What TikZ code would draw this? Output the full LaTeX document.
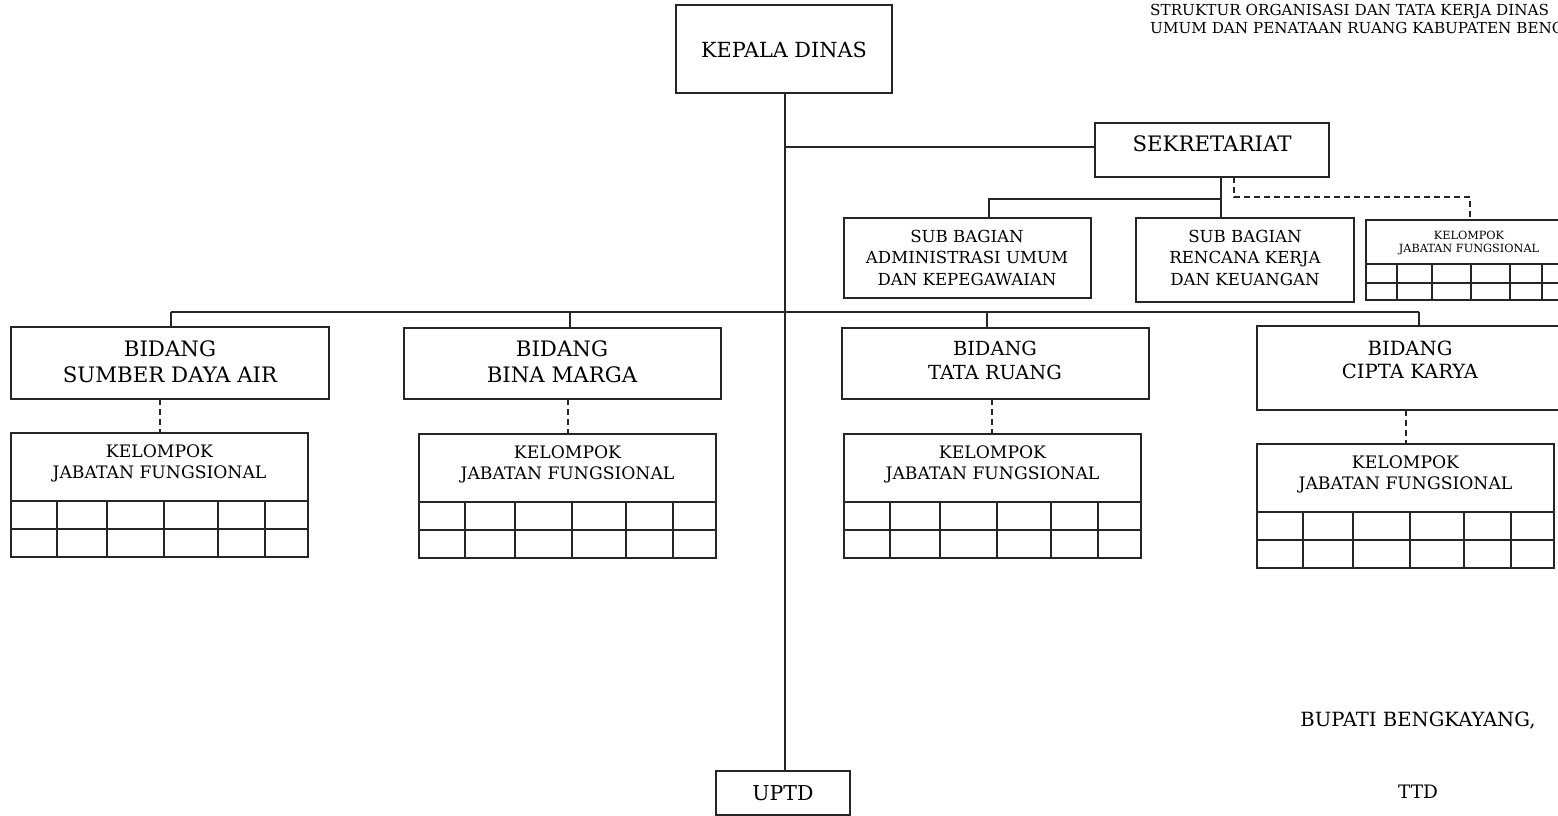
\documentclass[tikz,border=0pt]{standalone}
\usepackage{fontspec}
\setmainfont{DejaVu Serif}
\usetikzlibrary{calc}
\tikzset{
  box/.style={draw=black!85, line width=1.3pt, inner sep=0pt, outer sep=0pt},
  lbl/.style={align=center, inner sep=0pt, text=black},
  conn/.style={draw=black!85, line width=1.3pt},
  dconn/.style={draw=black!85, line width=1.3pt, dash pattern=on 6pt off 4pt},
}
\newcommand\kjfbox[3]{%
  \node[box, anchor=north west, minimum width=297pt, minimum height=124pt] (#1) at (#2,#3) {};
  \draw[conn] ($(#1.north west)+(0,68)$) -- ++(297,0);
  \draw[conn] ($(#1.north west)+(0,96)$) -- ++(297,0);
  \foreach \o in {46,96,153,207,254} {\draw[conn] ($(#1.north west)+(\o,68)$) -- ++(0,56);}
  \node[lbl, font=\fontsize{17.2}{21}\selectfont] at ($(#1.north)+(0,30)$) {KELOMPOK\\JABATAN FUNGSIONAL};
}
\begin{document}
\begin{tikzpicture}[x=1pt,y=-1pt]
\clip (0,0) rectangle (1558,816);
\useasboundingbox (0,0) rectangle (1558,816);

% top right title
\node[lbl, anchor=west, align=left, font=\fontsize{15.2}{18}\selectfont] (title) at (1150,19) {STRUKTUR ORGANISASI DAN TATA KERJA DINAS\\UMUM DAN PENATAAN RUANG KABUPATEN BENG};

% boxes
\node[box, anchor=north west, minimum width=216pt, minimum height=88pt] (kd) at (676,5) {};
\node[lbl, font=\fontsize{20.8}{25}\selectfont] at (784,50) {KEPALA DINAS};

\node[box, anchor=north west, minimum width=134pt, minimum height=44pt] (uptd) at (716,771) {};
\node[lbl, font=\fontsize{20.5}{24}\selectfont] at (783,793) {UPTD};

\node[box, anchor=north west, minimum width=234pt, minimum height=54pt] (sek) at (1095,123) {};
\node[lbl, font=\fontsize{21.3}{25}\selectfont] at (1212,144) {SEKRETARIAT};

\node[box, anchor=north west, minimum width=247pt, minimum height=80pt] (sba) at (844,218) {};
\node[lbl, font=\fontsize{16.6}{21.5}\selectfont] at (967,257.5) {SUB BAGIAN\\ADMINISTRASI UMUM\\DAN KEPEGAWAIAN};

\node[box, anchor=north west, minimum width=218pt, minimum height=84pt] (sbr) at (1136,218) {};
\node[lbl, font=\fontsize{16.6}{21.5}\selectfont] at (1245,257.5) {SUB BAGIAN\\RENCANA KERJA\\DAN KEUANGAN};

% small kelompok box
\node[box, anchor=north west, minimum width=208pt, minimum height=80pt] (ksm) at (1366,220) {};
\draw[conn] (1366,264) -- (1574,264);
\draw[conn] (1366,283) -- (1574,283);
\foreach \x in {1397,1432,1471,1510,1542} {\draw[conn] (\x,264) -- (\x,300);}
\node[lbl, font=\fontsize{11.3}{13}\selectfont] at (1469,242.5) {KELOMPOK\\JABATAN FUNGSIONAL};

% bidang
\node[box, anchor=north west, minimum width=318pt, minimum height=72pt] (bsda) at (11,327) {};
\node[lbl, font=\fontsize{21.3}{26}\selectfont] at (170,362) {BIDANG\\SUMBER DAYA AIR};

\node[box, anchor=north west, minimum width=317pt, minimum height=71pt] (bbm) at (404,328) {};
\node[lbl, font=\fontsize{21.3}{26}\selectfont] at (562,362) {BIDANG\\BINA MARGA};

\node[box, anchor=north west, minimum width=307pt, minimum height=71pt] (btr) at (842,328) {};
\node[lbl, font=\fontsize{19.4}{24}\selectfont] at (995,360) {BIDANG\\TATA RUANG};

\node[box, anchor=north west, minimum width=320pt, minimum height=84pt] (bck) at (1257,326) {};
\node[lbl, font=\fontsize{19.6}{23}\selectfont] at (1410,359.5) {BIDANG\\CIPTA KARYA};

% kelompok boxes
\kjfbox{k1}{11}{433}
\kjfbox{k2}{419}{434}
\kjfbox{k3}{844}{434}
\kjfbox{k4}{1257}{444}

% bottom right
\node[lbl, font=\fontsize{19.6}{22}\selectfont] (bupati) at (1418,721) {BUPATI BENGKAYANG,};
\node[lbl, font=\fontsize{18.5}{22}\selectfont] (ttd) at (1418,792) {TTD};

% connectors
\coordinate (trunk) at (785,147);
\draw[conn] (kd.south -| trunk) -- (uptd.north -| trunk);
\draw[conn] (trunk) -- (trunk -| sek.west);

\coordinate (sj) at (1221,199);
\draw[conn] (sek.south -| sj) -- (sbr.north -| sj);
\draw[conn] (sj) -| (989,199) -- (sba.north -| 989,0);
\draw[dconn] (sek.south -| 1234,0) -- (1234,197) -- (1470,197) -- (ksm.north -| 1470,0);

\draw[conn] (171,312) -- (1419,312);
\draw[conn] (171,312) -- (bsda.north -| 171,0);
\draw[conn] (570,312) -- (bbm.north -| 570,0);
\draw[conn] (987,312) -- (btr.north -| 987,0);
\draw[conn] (1419,312) -- (bck.north -| 1419,0);

\draw[dconn] (bsda.south -| 160,0) -- (k1.north -| 160,0);
\draw[dconn] (bbm.south -| 568,0) -- (k2.north -| 568,0);
\draw[dconn] (btr.south -| 992,0) -- (k3.north -| 992,0);
\draw[dconn] (bck.south -| 1406,0) -- (k4.north -| 1406,0);
\end{tikzpicture}
\end{document}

———

* Exercise:
Each line of the material must be retyped exactly, except that images are omitted.

* Reply:
What TikZ code would draw this? Output the full LaTeX document.
\documentclass[tikz,border=0pt]{standalone}
\usepackage{fontspec}
\setmainfont{DejaVu Serif}
\usetikzlibrary{calc}
\tikzset{
  box/.style={draw=black!85, line width=1.3pt, inner sep=0pt, outer sep=0pt},
  lbl/.style={align=center, inner sep=0pt, text=black},
  conn/.style={draw=black!85, line width=1.3pt},
  dconn/.style={draw=black!85, line width=1.3pt, dash pattern=on 6pt off 4pt},
}
\newcommand\kjfbox[3]{%
  \node[box, anchor=north west, minimum width=297pt, minimum height=124pt] (#1) at (#2,#3) {};
  \draw[conn] ($(#1.north west)+(0,68)$) -- ++(297,0);
  \draw[conn] ($(#1.north west)+(0,96)$) -- ++(297,0);
  \foreach \o in {46,96,153,207,254} {\draw[conn] ($(#1.north west)+(\o,68)$) -- ++(0,56);}
  \node[lbl, font=\fontsize{17.2}{21}\selectfont] at ($(#1.north)+(0,30)$) {KELOMPOK\\JABATAN FUNGSIONAL};
}
\begin{document}
\begin{tikzpicture}[x=1pt,y=-1pt]
\clip (0,0) rectangle (1558,816);
\useasboundingbox (0,0) rectangle (1558,816);

% top right title
\node[lbl, anchor=west, align=left, font=\fontsize{15.2}{18}\selectfont] (title) at (1150,19) {STRUKTUR ORGANISASI DAN TATA KERJA DINAS\\UMUM DAN PENATAAN RUANG KABUPATEN BENG};

% boxes
\node[box, anchor=north west, minimum width=216pt, minimum height=88pt] (kd) at (676,5) {};
\node[lbl, font=\fontsize{20.8}{25}\selectfont] at (784,50) {KEPALA DINAS};

\node[box, anchor=north west, minimum width=134pt, minimum height=44pt] (uptd) at (716,771) {};
\node[lbl, font=\fontsize{20.5}{24}\selectfont] at (783,793) {UPTD};

\node[box, anchor=north west, minimum width=234pt, minimum height=54pt] (sek) at (1095,123) {};
\node[lbl, font=\fontsize{21.3}{25}\selectfont] at (1212,144) {SEKRETARIAT};

\node[box, anchor=north west, minimum width=247pt, minimum height=80pt] (sba) at (844,218) {};
\node[lbl, font=\fontsize{16.6}{21.5}\selectfont] at (967,257.5) {SUB BAGIAN\\ADMINISTRASI UMUM\\DAN KEPEGAWAIAN};

\node[box, anchor=north west, minimum width=218pt, minimum height=84pt] (sbr) at (1136,218) {};
\node[lbl, font=\fontsize{16.6}{21.5}\selectfont] at (1245,257.5) {SUB BAGIAN\\RENCANA KERJA\\DAN KEUANGAN};

% small kelompok box
\node[box, anchor=north west, minimum width=208pt, minimum height=80pt] (ksm) at (1366,220) {};
\draw[conn] (1366,264) -- (1574,264);
\draw[conn] (1366,283) -- (1574,283);
\foreach \x in {1397,1432,1471,1510,1542} {\draw[conn] (\x,264) -- (\x,300);}
\node[lbl, font=\fontsize{11.3}{13}\selectfont] at (1469,242.5) {KELOMPOK\\JABATAN FUNGSIONAL};

% bidang
\node[box, anchor=north west, minimum width=318pt, minimum height=72pt] (bsda) at (11,327) {};
\node[lbl, font=\fontsize{21.3}{26}\selectfont] at (170,362) {BIDANG\\SUMBER DAYA AIR};

\node[box, anchor=north west, minimum width=317pt, minimum height=71pt] (bbm) at (404,328) {};
\node[lbl, font=\fontsize{21.3}{26}\selectfont] at (562,362) {BIDANG\\BINA MARGA};

\node[box, anchor=north west, minimum width=307pt, minimum height=71pt] (btr) at (842,328) {};
\node[lbl, font=\fontsize{19.4}{24}\selectfont] at (995,360) {BIDANG\\TATA RUANG};

\node[box, anchor=north west, minimum width=320pt, minimum height=84pt] (bck) at (1257,326) {};
\node[lbl, font=\fontsize{19.6}{23}\selectfont] at (1410,359.5) {BIDANG\\CIPTA KARYA};

% kelompok boxes
\kjfbox{k1}{11}{433}
\kjfbox{k2}{419}{434}
\kjfbox{k3}{844}{434}
\kjfbox{k4}{1257}{444}

% bottom right
\node[lbl, font=\fontsize{19.6}{22}\selectfont] (bupati) at (1418,721) {BUPATI BENGKAYANG,};
\node[lbl, font=\fontsize{18.5}{22}\selectfont] (ttd) at (1418,792) {TTD};

% connectors
\coordinate (trunk) at (785,147);
\draw[conn] (kd.south -| trunk) -- (uptd.north -| trunk);
\draw[conn] (trunk) -- (trunk -| sek.west);

\coordinate (sj) at (1221,199);
\draw[conn] (sek.south -| sj) -- (sbr.north -| sj);
\draw[conn] (sj) -| (989,199) -- (sba.north -| 989,0);
\draw[dconn] (sek.south -| 1234,0) -- (1234,197) -- (1470,197) -- (ksm.north -| 1470,0);

\draw[conn] (171,312) -- (1419,312);
\draw[conn] (171,312) -- (bsda.north -| 171,0);
\draw[conn] (570,312) -- (bbm.north -| 570,0);
\draw[conn] (987,312) -- (btr.north -| 987,0);
\draw[conn] (1419,312) -- (bck.north -| 1419,0);

\draw[dconn] (bsda.south -| 160,0) -- (k1.north -| 160,0);
\draw[dconn] (bbm.south -| 568,0) -- (k2.north -| 568,0);
\draw[dconn] (btr.south -| 992,0) -- (k3.north -| 992,0);
\draw[dconn] (bck.south -| 1406,0) -- (k4.north -| 1406,0);
\end{tikzpicture}
\end{document}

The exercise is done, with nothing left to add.